Back to Front - Moving money about
WORKERS, OCTOBER 2008 ISSUE
AFTER YEARS of being told that the City was an engine for “creating wealth”, the tens of thousands of workers in financial services – and not just in the high-profile collapses of recent weeks – must be wondering what’s gone wrong. Perhaps the reason is that they were never creating wealth in the first place.
For all the homage paid by Brown and Blair before him at the altar of finance capital, the idea that the City was actually creating wealth is one of the more ludicrous cons, like the word “securitised” an abuse of language.
Certainly a lot of money was accumulated there, drawn from far and wide. And equally certainly, a lot was spent – via huge bonuses and (now often worthless) stock options – driving up the cost of housing in and around London and bringing smiles to luxury car dealerships.
But wealth creation?

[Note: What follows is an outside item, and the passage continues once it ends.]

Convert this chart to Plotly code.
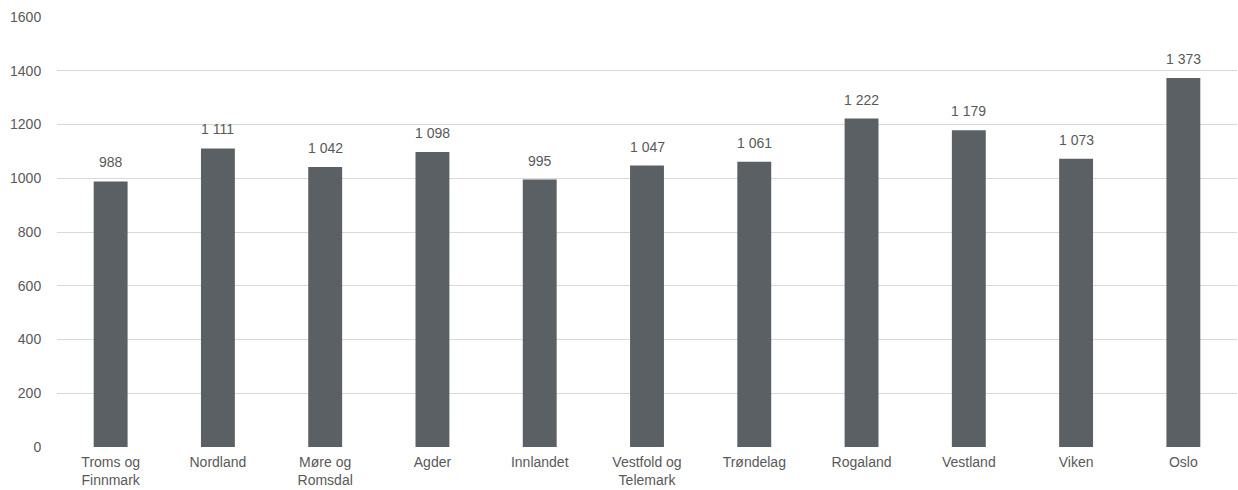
import plotly.graph_objects as go

categories = ["Troms og<br>Finnmark", "Nordland", "Møre og<br>Romsdal", "Agder", "Innlandet",
              "Vestfold og<br>Telemark", "Trøndelag", "Rogaland", "Vestland", "Viken", "Oslo"]
values = [988, 1111, 1042, 1098, 995, 1047, 1061, 1222, 1179, 1073, 1373]
y_ticks = [0, 200, 400, 600, 800, 1000, 1200, 1400, 1600]

labels = [f"{v:,}".replace(",", " ") for v in values]

FONT = "Liberation Sans, Arial"
GREY = "#595959"

fig = go.Figure(go.Bar(
    x=categories, y=values,
    marker=dict(color="#5B6064", line=dict(width=0)),
    cliponaxis=False,
))
for c, v, t in zip(categories, values, labels):
    fig.add_annotation(x=c, y=v, text=t, showarrow=False, yanchor="bottom", yshift=9,
                       font=dict(family=FONT, size=14, color=GREY))
fig.update_layout(
    width=1238, height=490,
    margin=dict(l=57, r=1, t=17, b=43),
    paper_bgcolor="white", plot_bgcolor="white",
    bargap=0.684,
    showlegend=False,
    font=dict(family=FONT, size=14, color=GREY),
    xaxis=dict(tickfont=dict(size=14, color=GREY), showgrid=False, zeroline=False, showline=False,
               ticks="outside", ticklen=2, tickcolor="rgba(0,0,0,0)"),
    yaxis=dict(range=[0, 1600], tickvals=y_ticks, showgrid=True, gridcolor="#D9D9D9", gridwidth=1.3,
               zeroline=False, showline=False, ticks="outside", ticklen=12, tickcolor="rgba(0,0,0,0)",
               tickfont=dict(size=14, color=GREY)),
)
fig.write_html("out.html")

That’s quite another matter. Speculation doesn’t create wealth. You don’t create wealth by going into a casino or buying a lottery ticket (though you make the owners of casinos and lotteries rich). You create wealth by creating things that are useful as well as tradeable – primarily through two activities scorned by Labour: industry and agriculture.
Packaging up a load of bad debts and selling them to someone else is not wealth creation – it’s just wealth redistribution, among the rich only. And when a government takes the risk of billions of pounds of debt, it’s another redistribution – this time a redistribution of risk from the rich back to the poor.
This Labour government has presided over a massive redistribution of wealth: from millions of hard-working people and pensioners to the rich. With its faith in the free market and the City it has encouraged the idea that you create wealth by getting into debt. We all know – or should know – that’s a nonsense.
And let no one think that sub-prime mortgages were limited to the United States. What were British banks doing offering 125 per cent mortgages? They thought that property prices would carry on rising, so their investments would be safe even if the people taking out the loans were kicked out on the streets.
Under this viciously reactionary government – a government that has taken Britain to war in Iraq and Afghanistan, that has stamped on local democracy, that is privatising education and health on a scale Thatcher could only have dreamt of – greed and debt have become the household gods.
The result has been catastrophic. Per capita debt in Britain is now higher than in the United States.
Listen very carefully and you might hear the faint sounds of a handful of stable doors closing – such as the temporary ban on “short selling”. But otherwise nothing has changed. Labour is a party more wedded to finance capital than any in our history. It deserves to go the way of Lehman Brothers, and it will take more than £1 million from Harry Potter’s creator to rescue it.
So where does all this leave the workers? No better off, that’s for sure – not unless we take advantage of this weakened government, this discredited system, and go on the offensive: for jobs, for health, for industry, for education, for a future for Britain.
The Chinese communist Mao Tse-tung understood perfectly: “Everything reactionary is the same: if you don’t hit it, it won’t fall.” Let’s start hitting.